Records with drawing code

------------

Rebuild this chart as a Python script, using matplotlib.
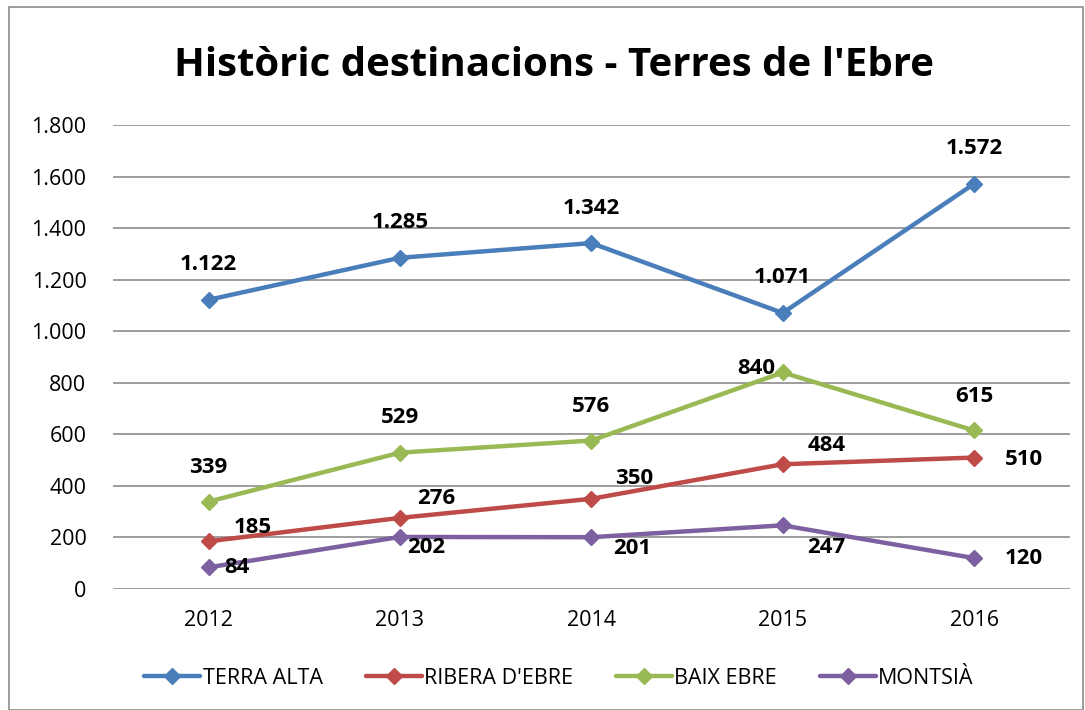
import matplotlib.pyplot as plt
from matplotlib.ticker import FuncFormatter
from matplotlib.patches import Rectangle

years = ['2012', '2013', '2014', '2015', '2016']
terra_alta = [1122, 1285, 1342, 1071, 1572]
ribera_ebre = [185, 276, 350, 484, 510]
baix_ebre = [339, 529, 576, 840, 615]
montsia = [84, 202, 201, 247, 120]

names = ['TERRA ALTA', "RIBERA D'EBRE", 'BAIX EBRE', 'MONTSIÀ']
colors = ['#4A7EBB', '#BE4B48', '#98B954', '#7D60A0']

# label offsets in pixels for each series/point
offsets = [
    [(0, 35)] * 5,
    [(44, 14), (36, 19), (43, 20), (44, 19), (50, -2)],
    [(0, 34), (0, 35), (0, 34), (-26, 4), (0, 34)],
    [(28, 0), (26, -11), (41, -11), (44, -22), (50, 0)],
]

plt.rcParams['font.family'] = ['Open Sans', 'DejaVu Sans']

fig = plt.figure(figsize=(10.85, 7.10), dpi=100)
ax = fig.add_axes([0.104, 0.1704, 0.882, 0.6535])

x = list(range(len(years)))
series = [terra_alta, ribera_ebre, baix_ebre, montsia]
for vals, name, col, offs in zip(series, names, colors, offsets):
    ax.plot(x, vals, color=col, lw=3.2, marker='D', markersize=8.5, label=name,
            solid_capstyle='round', zorder=3)
    for xi, v, off in zip(x, vals, offs):
        ax.annotate(f'{v:,}'.replace(',', '.'), (xi, v), xytext=off,
                    textcoords='offset pixels', ha='center', va='center',
                    fontsize=16, fontweight='bold', color='black', zorder=4)

ax.set_xlim(-0.5, 4.5)
ax.set_ylim(0, 1800)
ax.set_yticks(range(0, 1801, 200))
ax.yaxis.set_major_formatter(FuncFormatter(lambda v, p: f'{int(v):,}'.replace(',', '.')))
ax.set_xticks(x)
ax.set_xticklabels(years)
ax.tick_params(axis='both', length=0, labelsize=15.5)
ax.tick_params(axis='y', pad=19)
ax.tick_params(axis='x', pad=15)
ax.grid(axis='y', color='#8c8c8c', lw=1.2)
ax.set_axisbelow(True)
for s in ax.spines.values():
    s.set_visible(False)

fig.text(0.511, 0.908, "Històric destinacions - Terres de l'Ebre",
         ha='center', va='center', fontsize=29, fontweight='bold')

fig.legend(loc='center', bbox_to_anchor=(0.515, 0.045), ncol=4, frameon=False,
           fontsize=15.5, handlelength=2.6, columnspacing=2.0, handletextpad=0.1)

fig.patches.append(Rectangle((0.008, 0.0), 0.99, 0.99, transform=fig.transFigure,
                             fill=False, edgecolor='#8c8c8c', lw=1.2))

fig.savefig('out.png', dpi=100)
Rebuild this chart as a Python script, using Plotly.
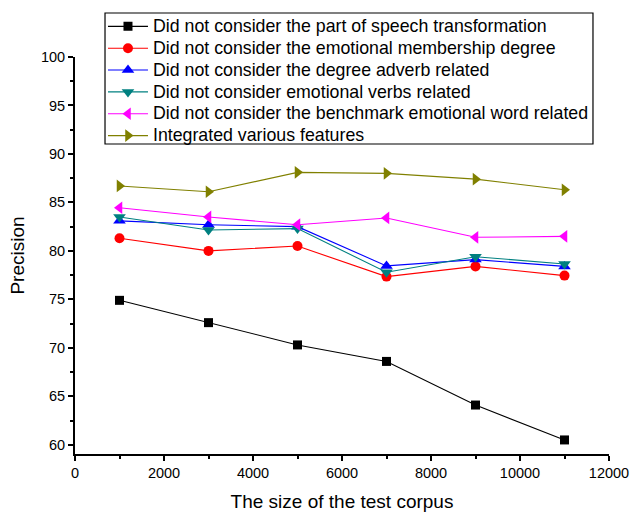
import plotly.graph_objects as go

corpus_size = [1000, 3000, 5000, 7000, 9000, 11000]
no_pos = [74.9, 72.6, 70.3, 68.6, 64.1, 60.5]
no_membership = [81.3, 80.0, 80.5, 77.35, 78.4, 77.45]
no_adverb = [83.1, 82.7, 82.5, 78.45, 79.1, 78.4]
no_verbs = [83.5, 82.15, 82.3, 77.8, 79.4, 78.65]
no_benchmark = [84.45, 83.5, 82.7, 83.4, 81.4, 81.5]
integrated = [86.7, 86.1, 88.1, 88.0, 87.4, 86.3]

names = [
    "Did not consider the part of speech transformation",
    "Did not consider the emotional membership degree",
    "Did not consider the degree adverb related",
    "Did not consider emotional verbs related",
    "Did not consider the benchmark emotional word related",
    "Integrated various features",
]
series = [no_pos, no_membership, no_adverb, no_verbs, no_benchmark, integrated]
colors = ["#000000", "#ff0000", "#0000ff", "#008080", "#ff00ff", "#808000"]
symbols = ["square", "circle", "triangle-up", "triangle-down", "triangle-left", "triangle-right"]
sizes = [9, 10, 11, 11, 11, 11]

FONT = "Liberation Sans, Arial"

fig = go.Figure()
for n, s, c, sym, sz in zip(names, series, colors, symbols, sizes):
    fig.add_trace(go.Scatter(
        x=corpus_size, y=s, mode="lines+markers",
        name="<span style='font-size:17.75px'>" + n + "</span>",
        line=dict(color=c, width=1.1),
        marker=dict(symbol=sym, size=sz, color=c),
    ))

axis_common = dict(
    showline=True, linecolor="black", linewidth=1.8,
    ticks="outside", ticklen=5, tickwidth=1.5, tickcolor="black",
    showgrid=False, zeroline=False, automargin=False,
    tickfont=dict(family=FONT, size=14.5, color="black"),
    mirror=False,
)
fig.update_xaxes(
    range=[0, 12000], dtick=2000, tick0=0, tickformat="d",
    minor=dict(ticks="outside", ticklen=3, tickwidth=1.5, tickcolor="black", dtick=1000),
    title=dict(text="The size of the test corpus", font=dict(family=FONT, size=19, color="black"), standoff=14),
    **axis_common,
)
fig.update_yaxes(
    range=[59.05, 100], dtick=5, tick0=60,
    minor=dict(ticks="outside", ticklen=3, tickwidth=1.5, tickcolor="black", dtick=2.5),
    title=dict(text="Precision", font=dict(family=FONT, size=19, color="black"), standoff=11),
    **axis_common,
)
# legend frame drawn as a layout rectangle (paper coordinates)
fig.add_shape(type="rect", xref="paper", yref="paper",
              x0=0.0562, x1=0.970, y0=0.7809, y1=1.1108,
              line=dict(color="black", width=1.2), fillcolor="rgba(0,0,0,0)", layer="above")
fig.update_layout(
    width=630, height=512,
    margin=dict(l=75, r=21, t=57, b=58, autoexpand=False),
    plot_bgcolor="white", paper_bgcolor="white",
    font=dict(family=FONT, color="black"),
    legend=dict(
        x=0.0524, y=1.1173, xanchor="left", yanchor="top",
        borderwidth=0, bgcolor="rgba(0,0,0,0)",
        font=dict(family=FONT, size=14.5, color="black"),
        tracegroupgap=0, itemwidth=40,
    ),
)
fig.write_html("out.html", config={"displayModeBar": False},
               post_script="document.body.style.margin='0px';")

------------

*TASK*. Return the material line for line, from its beginning to the line that contains "from matplotlib.patches import Rectangle", with the pictures left out.

*TASK RESPONSE*.
Rebuild this chart as a Python script, using matplotlib.
import matplotlib.pyplot as plt
from matplotlib.ticker import FuncFormatter
from matplotlib.patches import Rectangle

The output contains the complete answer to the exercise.